By Brandon Stahl, Duluth News Tribune, Minn.
Dec. 26–A typical day for Andrew Lawrence seems to be a pretty simple one. The 18-year-old said it usually consists of him sleeping until the early afternoon, playing video games at his apartment, and then going to work as a cook at a Superior restaurant. About once or twice a week, he goes to visit his parents about a mile away and do laundry.
It’s a far cry from his life just over a year ago, when he was facing charges that in July 2010 he broke into a Superior woman’s home, held a weapon to her throat, and raped her.
Those charges were dropped by the Douglas County Attorney’s office on Dec. 11, 2010, after DNA evidence found at the woman’s house didn’t match Lawrence.
The alleged victim maintained that Lawrence was still responsible for the rape and that the charges should not have been dropped.
Ultimately, both the alleged victim and Lawrence were critical of how Superior police handled the case. A News Tribune investigation published in March found Superior police failed to follow leads and interview potential witnesses for both sides to either corroborate the story, or to dismiss the allegations as false without arresting Lawrence.
A year after the charges were dropped, Lawrence said he still thinks often about the case and worries about how it could affect his future. Though the charges have been dropped, the accusation is still on his record.
“I still get depressed,” he said. “I probably won’t be able to get a good job or go to college. My senior year was messed up. I don’t have any grades for my senior year because I had off-campus schooling. That doesn’t look good for college.”
His stepmother, Rita Bergstrom, is more blunt in her assessment of Lawrence’s future.
“The kid is screwed,” she said. “He’ll be stuck doing manual labor jobs for the rest of his life. What the police basically said was, ‘We can’t prove you did it, but we’re keeping our eye on you.'”
“And what is he going to say? ‘I didn’t do it, but they’re keeping it on my record because the cops think I did?'”
The Superior Police Department said the case against Lawrence is still open but inactive, meaning that police believe they have investigated all possible leads. Superior Police Captain Chad LaLor said no new evidence has been presented in the case since March, and that Lawrence has not had any contacts with police since the 2010 investigation.
Lawrence has a restraining order filed against him by the alleged victim, but LaLor said there have been no complaints to his department about any violations of that order.

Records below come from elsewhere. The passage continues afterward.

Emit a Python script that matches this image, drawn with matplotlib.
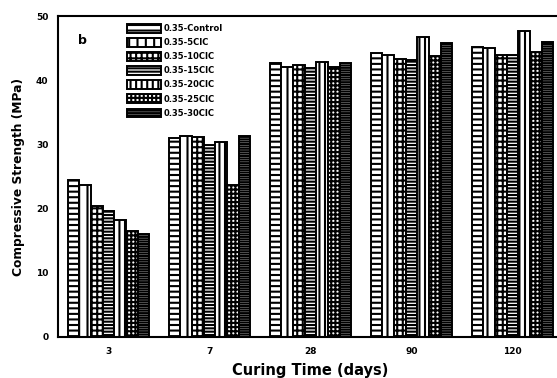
import numpy as np
import matplotlib.pyplot as plt

plt.rcParams['font.family'] = ['DejaVu Sans']
plt.rcParams['font.weight'] = 'bold'
plt.rcParams['hatch.linewidth'] = 1.5

# 抗压强度数据 (MPa)
curing_days = ["3", "7", "28", "90", "120"]
mixes = ["0.35-Control", "0.35-5CIC", "0.35-10CIC", "0.35-15CIC",
         "0.35-20CIC", "0.35-25CIC", "0.35-30CIC"]
control = [24.4, 31.0, 42.7, 44.2, 45.2]
cic_5 = [23.7, 31.3, 42.1, 43.9, 45.0]
cic_10 = [20.4, 31.1, 42.4, 43.3, 43.9]
cic_15 = [19.6, 29.9, 41.9, 43.1, 43.9]
cic_20 = [18.2, 30.4, 42.8, 46.7, 47.7]
cic_25 = [16.5, 23.7, 42.1, 43.8, 44.4]
cic_30 = [16.0, 31.3, 42.7, 45.8, 46.0]
series = [control, cic_5, cic_10, cic_15, cic_20, cic_25, cic_30]

hatches = ['---', '||', '+++', '-----', '|||', '++++', '-------']

fig = plt.figure(figsize=(5.57, 3.78), dpi=100)
ax = fig.add_axes([58 / 557, 41 / 378, 505 / 557, 321 / 378])

x = np.arange(len(curing_days))
n = len(series)
width = 0.81 / n
for i, vals in enumerate(series):
    offs = (i - (n - 1) / 2) * width
    ax.bar(x + offs, vals, width, facecolor='white', edgecolor='black',
           linewidth=1.4, hatch=hatches[i], label=mixes[i])

ax.set_xlim(-0.5, 4.5)
ax.set_ylim(0, 50)
ax.set_yticks([0, 10, 20, 30, 40, 50])
ax.set_xticks(x)
ax.set_xticklabels(curing_days)
ax.tick_params(length=0, labelsize=6.5, pad=7)
for s in ax.spines.values():
    s.set_linewidth(1.5)

ax.set_xlabel("Curing Time (days)", fontsize=10.5, fontweight='bold', labelpad=5)
ax.set_ylabel("Compressive Strength (MPa)", fontsize=8.8, fontweight='bold',
              labelpad=8)
ax.text(0.04, 0.945, "b", transform=ax.transAxes, fontsize=9, fontweight='bold',
        va='top')

leg = ax.legend(loc='upper left', bbox_to_anchor=(0.137, 0.975), frameon=False,
                fontsize=6, handlelength=4.0, handleheight=1.2,
                labelspacing=0.6, handletextpad=0.4, borderaxespad=0,
                borderpad=0)

fig.savefig("out.png", dpi=100)
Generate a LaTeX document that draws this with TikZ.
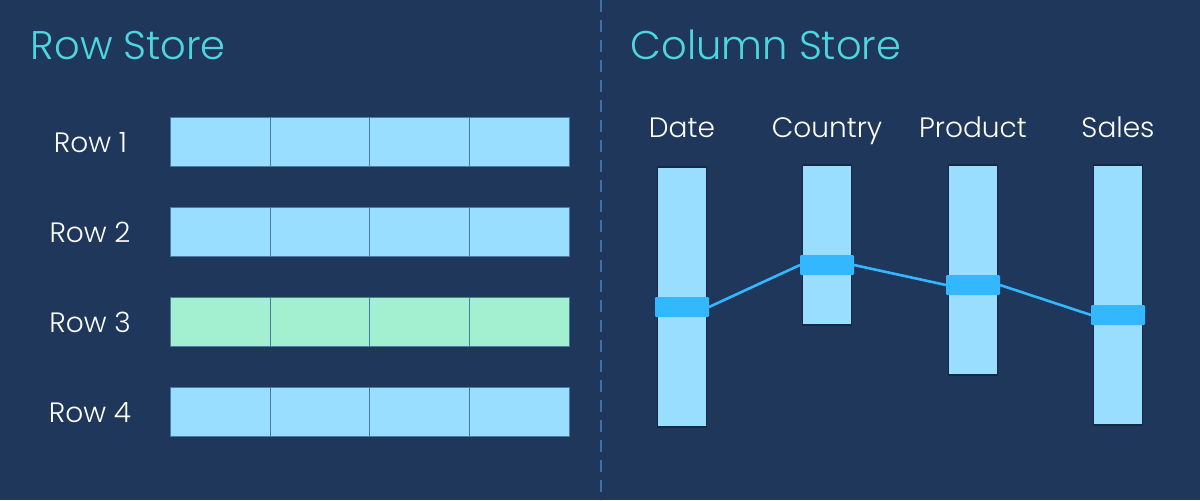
\documentclass[tikz,border=0pt]{standalone}
\usepackage{fontspec}
\setmainfont{Poppins Light}
\definecolor{bg}{HTML}{1E375A}
\definecolor{cell}{HTML}{99DDFF}
\definecolor{green}{HTML}{A3F0D0}
\definecolor{hl}{HTML}{33B8FF}
\definecolor{title}{HTML}{4DD6DF}
\definecolor{divline}{HTML}{3A70B0}
\definecolor{sep}{HTML}{4A7A9E}
\begin{document}
\begin{tikzpicture}[x=0.5pt,y=-0.5pt,
  titletext/.style={anchor=base west,inner sep=0,text=title,font=\fontsize{20}{22}\selectfont},
  rowlabel/.style={anchor=base,inner sep=0,text=white,font=\fontsize{14}{16}\selectfont},
  collabel/.style={anchor=base,inner sep=0,text=white,font=\fontsize{14}{16}\selectfont},
  rowcell/.style={draw=sep,line width=0.5pt,fill=#1,minimum width=50pt,minimum height=24.5pt,inner sep=0,outer sep=0,anchor=north west},
  colbar/.style={draw=bg!75!black,line width=0.6pt,fill=cell,minimum width=24.5pt,inner sep=0,outer sep=0,anchor=north west},
  hlbar/.style={fill=hl,rounded corners=0.6pt,minimum width=27pt,minimum height=10pt,inner sep=0,outer sep=0},
  link/.style={draw=hl,line width=1.3pt}]
\fill[bg] (0,0) rectangle (1200,500);
\useasboundingbox (0,0) rectangle (1200,500);
\coordinate (divtop) at (601,0);
\coordinate (divbot) at (601,500);
\draw[divline,line width=0.9pt,dash pattern=on 6pt off 4pt] (divtop) -- (divbot);
\node[titletext] (t1) at (30.5,59) {Row Store};
\node[titletext] (t2) at (630.5,59) {Column Store};
\foreach \y/\n/\c/\lx in {117/1/cell/90.5,207/2/cell/90,297/3/green/90,387/4/cell/90}{
  \node[rowlabel] (r\n) at (\lx,\y+35) {Row \n};
  \foreach \k in {0,1,2,3}
    \node[rowcell=\c] (c\n\k) at (170.3+\k*99.8,\y) {};
}
\node[collabel] (h1) at (682,137) {Date};
\node[collabel] (h2) at (827,137) {Country};
\node[collabel] (h3) at (973,137) {Product};
\node[collabel] (h4) at (1118,137) {Sales};
\node[colbar,minimum height=130pt] (b1) at (657.5,167) {};
\node[colbar,minimum height=80pt] (b2) at (802.5,165) {};
\node[colbar,minimum height=105pt] (b3) at (948.5,165) {};
\node[colbar,minimum height=130pt] (b4) at (1093.5,165) {};
\node[hlbar] (s1) at (682,307) {};
\node[hlbar] (s2) at (827,265) {};
\node[hlbar] (s3) at (973,285) {};
\node[hlbar] (s4) at (1118,315) {};
\draw[link] (s1.east) -- (s2.west);
\draw[link] (s2.east) -- (s3.west);
\draw[link] (s3.east) -- (s4.west);
\end{tikzpicture}
\end{document}
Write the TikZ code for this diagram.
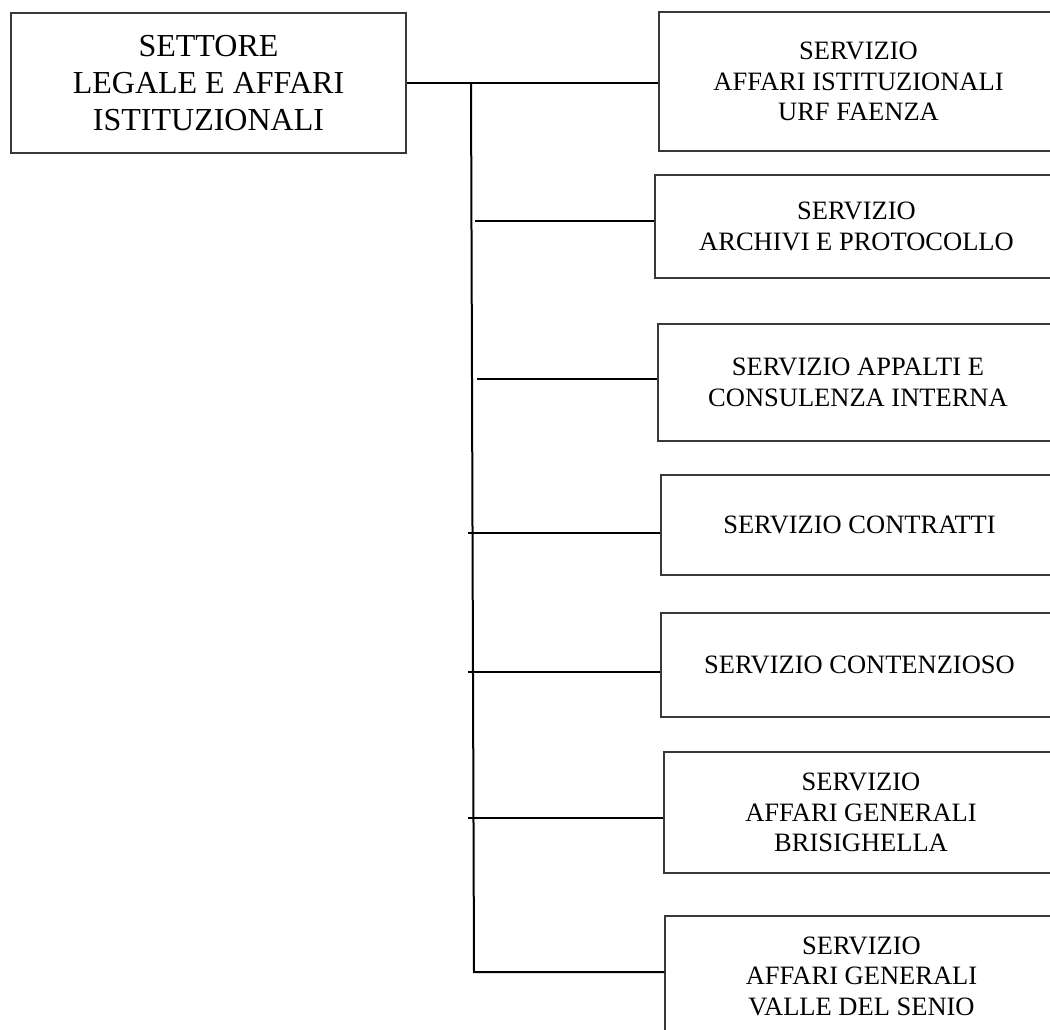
\documentclass[tikz,border=0pt]{standalone}
\usepackage{fontspec}
\setmainfont{Liberation Serif}
\begin{document}
\begin{tikzpicture}[x=1pt,y=-1pt,
  boxline/.style={draw=black!78, line width=1.3pt},
  mainbox/.style={boxline, inner sep=0pt, align=center,
    font=\fontsize{32}{37}\selectfont, minimum width=395pt, minimum height=140pt},
  servbox/.style={boxline, inner sep=0pt, align=center,
    font=\fontsize{26.5}{30.5}\selectfont},
  conn/.style={draw=black, line width=2pt}]
\useasboundingbox (0,0) rectangle (1050,1030);
\fill[white] (0,0) rectangle (1050,1030);

\node[mainbox] (main) at (208.5,83) {SETTORE\\LEGALE E AFFARI\\ISTITUZIONALI};

\node[servbox, minimum width=399pt, minimum height=139pt] (b1) at (858.5,81.5)
  {SERVIZIO\\AFFARI ISTITUZIONALI\\URF FAENZA};
\node[servbox, minimum width=403pt, minimum height=103pt] (b2) at (856.5,226.5)
  {SERVIZIO\\ARCHIVI E PROTOCOLLO};
\node[servbox, minimum width=400pt, minimum height=117pt] (b3) at (858,382.5)
  {SERVIZIO APPALTI E\\CONSULENZA INTERNA};
\node[servbox, minimum width=397pt, minimum height=100pt] (b4) at (859.5,525)
  {SERVIZIO CONTRATTI};
\node[servbox, minimum width=397pt, minimum height=104pt] (b5) at (859.5,665)
  {SERVIZIO CONTENZIOSO};
\node[servbox, minimum width=394pt, minimum height=121pt] (b6) at (861,812.5)
  {SERVIZIO\\AFFARI GENERALI\\BRISIGHELLA};
\node[servbox, minimum width=393pt, minimum height=120pt] (b7) at (861.5,976)
  {SERVIZIO\\AFFARI GENERALI\\VALLE DEL SENIO};

% spine
\coordinate (top) at (471,83);
\coordinate (bot) at (474,972);
\coordinate (s2) at (475,221);
\coordinate (s3) at (477,379);
\coordinate (s4) at (468,533);
\coordinate (s5) at (468,672);
\coordinate (s6) at (468,818);

\draw[conn] (main.east) -- (main.east -| b1.west);
\draw[conn] (top) -- (bot) -- (bot -| b7.west);
\draw[conn] (s2) -- (s2 -| b2.west);
\draw[conn] (s3) -- (s3 -| b3.west);
\draw[conn] (s4) -- (s4 -| b4.west);
\draw[conn] (s5) -- (s5 -| b5.west);
\draw[conn] (s6) -- (s6 -| b6.west);
\end{tikzpicture}
\end{document}
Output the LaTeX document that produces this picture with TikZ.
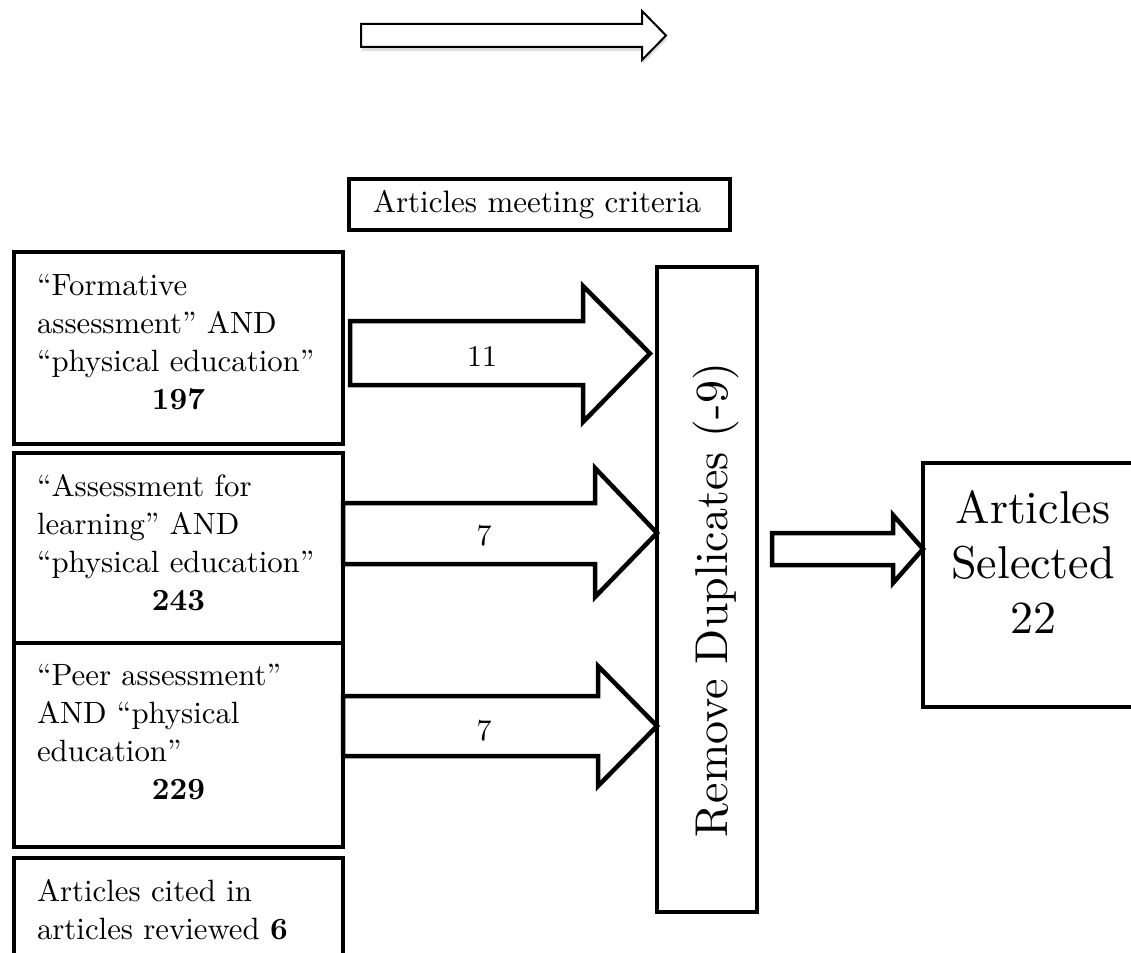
\documentclass[tikz,border=0pt]{standalone}
\usepackage{fontspec}
\setmainfont{lmroman10-regular.otf}[BoldFont=lmroman10-bold.otf]
\usetikzlibrary{shadows}
\begin{document}
\begin{tikzpicture}[x=1pt,y=-1pt,
  box/.style={draw=black, line width=4.5pt, fill=white, rectangle, inner sep=0pt, outer sep=0pt},
  fat/.style={draw=black, line width=4.5pt, fill=white, line join=miter},
  thinarrow/.style={draw=black, line width=2pt, fill=white, line join=miter,
     drop shadow={opacity=0.25, shadow xshift=1pt, shadow yshift=-4pt}},
  txt/.style={inner sep=0pt, outer sep=0pt, font=\fontsize{30.8}{38}\selectfont},
  lbl/.style={inner sep=0pt, anchor=base, font=\fontsize{30}{36}\selectfont},
  big/.style={inner sep=0pt, font=\fontsize{46}{55}\selectfont},
]
\useasboundingbox (0,0) rectangle (1131,952);
\clip (0,0) rectangle (1131,952);
\fill[white] (0,0) rectangle (1131,952);

% top (legend) arrow
\draw[thinarrow] (361,24) -- (642,24) -- (642,11) -- (666,35.5) -- (642,60) -- (642,47) -- (361,47) -- cycle;

% header box
\node[box, minimum width=381pt, minimum height=51pt] (crit) at (539.5,204.5) {};
\node[inner sep=0pt, anchor=base, font=\fontsize{31}{36}\selectfont] (critt) at (537,212) {Articles meeting criteria};

% search boxes
\node[box, minimum width=329pt, minimum height=192pt] (b1) at (178.5,348) {};
\node[box, minimum width=329pt, minimum height=190pt] (b2) at (178.5,548) {};
\node[box, minimum width=329pt, minimum height=204pt] (b3) at (178.5,745) {};
\node[box, minimum width=329pt, minimum height=142pt] (b4) at (178.5,929) {};

\node[txt, text width=283pt, anchor=north west] (t1) at (37,274)
  {\parindent=0pt\raggedright “Formative\\assessment” AND\\“physical education”\par\centering\textbf{197}\par};
\node[txt, text width=283pt, anchor=north west] (t2) at (37,474)
  {\parindent=0pt\raggedright “Assessment for\\learning” AND\\“physical education”\par\centering\textbf{243}\par};
\node[txt, text width=283pt, anchor=north west] (t3) at (37,664)
  {\parindent=0pt\raggedright “Peer assessment”\\AND “physical\\education”\par\centering\textbf{229}\par};
\node[txt, text width=283pt, anchor=north west] (t4) at (37,879)
  {\parindent=0pt\raggedright Articles cited in\\articles reviewed \textbf{6}\par};

% remove duplicates box
\node[box, minimum width=100pt, minimum height=645pt] (rd) at (707,589.5) {};
\node[big, rotate=90, anchor=base] (rdt) at (727,600) {Remove Duplicates (-9)};

% selected box
\node[box, minimum width=222pt, minimum height=244pt] (sel) at (1034,585) {};
\node[big, align=center, anchor=north] (selt) at (1033,490) {Articles\\Selected\\22};

% fat arrows
\draw[fat] (350,321) -- (583,321) -- (583,286) -- (650,353.5) -- (583,422) -- (583,385) -- (350,385) -- cycle;
\draw[fat] (343,503) -- (595,503) -- (595,468) -- (rd.west |- 0,533) -- (595,597) -- (595,564) -- (343,564) -- cycle;
\draw[fat] (343,696) -- (598,696) -- (598,666) -- (rd.west |- 0,726) -- (598,786) -- (598,756) -- (343,756) -- cycle;
\node[lbl] (l1) at (482,366) {11};
\node[lbl] (l2) at (484,545) {7};
\node[lbl] (l3) at (484,740) {7};

% arrow to selected
\draw[fat] (772,533) -- (893,533) -- (893,515) -- (sel.west |- 0,549) -- (893,583) -- (893,565) -- (772,565) -- cycle;
\end{tikzpicture}
\end{document}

The alleged victim declined to comment for this story. Interviewed in February, she told the News Tribune that she regretted not going to authorities earlier to report the assault. She said she was raped on July 20 but didn’t report it to police until July 31.
“For a long time I beat myself up over it,” she said. “If I had just reported it sooner, if I had reported it when it happened, then he would be behind bars right now.”
Lawrence maintains his innocence. If he’s ever asked to explain that innocence to an employer or college, he said he’ll break it down for them like this: “I was falsely accused by a woman I don’t know, never knew and I went through hell for six months. My DNA didn’t match what was found in the house and they dropped the case with no evidence.”
“All I can do is hope that they believe me,” he said.
In the short term, Bergstrom said she and her partner are trying to recover financially after filing for bankruptcy because of legal bills. Though they explored filing a lawsuit against the Superior police department, she said no lawyer would take the case.
“We would have to prove malice,” she said.
Lawrence said he tries not to think about the accusations levied against him and the woman who brought them. Asked if he would ever talk to her, he replies, “Right now I couldn’t even talk to her. It would be the hardest thing to do. She blames me for the most outrageous thing ever.”